Talking Points Memo:
“So many questions have been raised about that staff and their leanings and so forth,” [Starr] said [in a Fox News interview], referring without naming him to President Donald Trump, and his characterization of Mueller’s team of prosecutors as “angry Democrats.”
Some on Mueller’s team donated to Hillary Clinton’s 2016 campaign, though Mueller himself and Deputy Attorney General Rod Rosenstein, who appointed him, are Republicans. Justice Department regulations would have prevented Mueller from considering his prosecutors’ political leanings.
Mueller and his staff, Starr said, have “had the opportunity without any kind of cross examination — and kind of check, any kind of balance — to write whatever they want to write. And that, I think, legitimately raises concern of fairness and balance.”
First of all, why is anyone talking to this guy? He has his own scandal to sort out.
And talk about “leanings.” First of all, Brett “Bart O’Kavanaugh” Kavanaugh was part of Starr’s team.

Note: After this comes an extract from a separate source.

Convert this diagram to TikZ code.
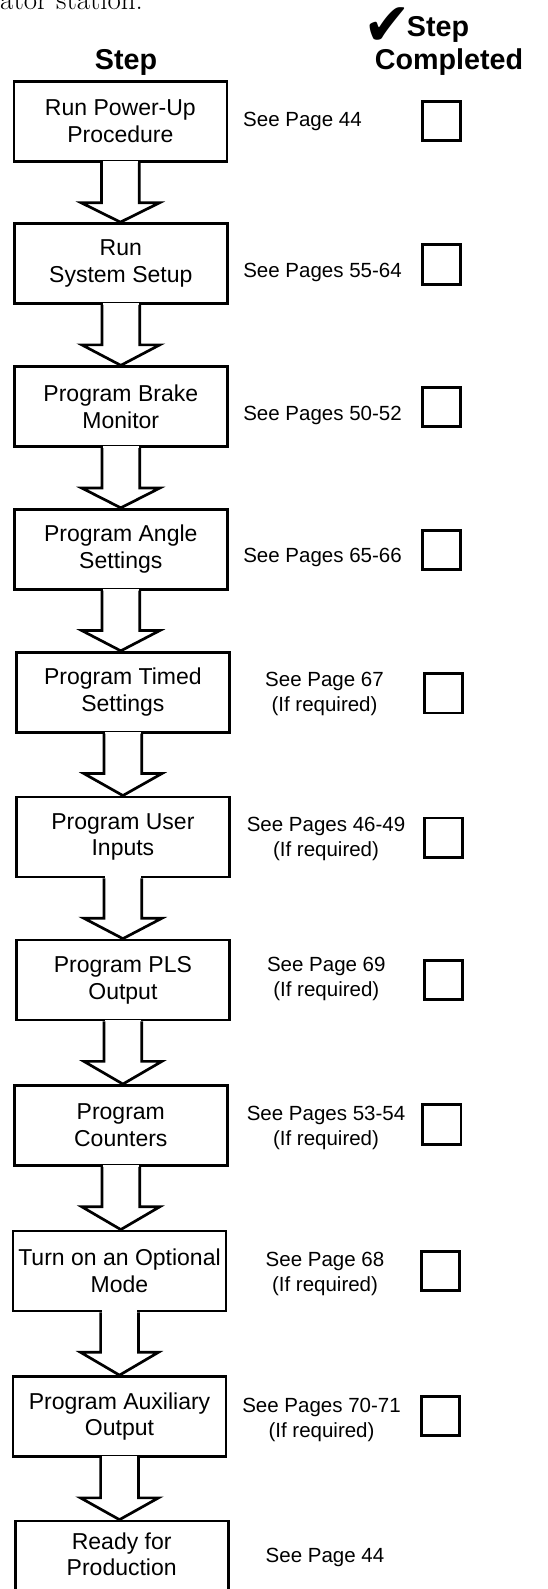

And Starr himself was — and is — a Republican.
Here’s a bit of background on Starr and his team from a July 2018 Washington Post op-ed by Nelson Cunningham, a former general counsel of the Senate Judiciary Committee:
Starr, too, was already an acknowledged leader in Republican legal circles back when he was named independent counsel. He boasted senior appointments from both Reagan and Bush 41, and, in 1994, he reportedly considered running for the U.S. Senate in Virginia as a Republican. He had been a judge and an appellate lawyer yet had no experience as an investigator or prosecutor before taking on the task of investigating a Democratic administration.
A detailed review of the team he picked shows that of the 11 lawyers who served over the years as his deputy independent counsels, eight were Republican and three were Democrats. And of those eight Republicans, five went on to senior political appointments under Republican political figures: judges, U.S. attorneys, and White House and congressional aides. In other words, these were not casual or incidental Republicans.
In other other words …
I know Republicans aren’t known for their consistency or intellectual honesty, but this is beyond the pale. I mean, seriously.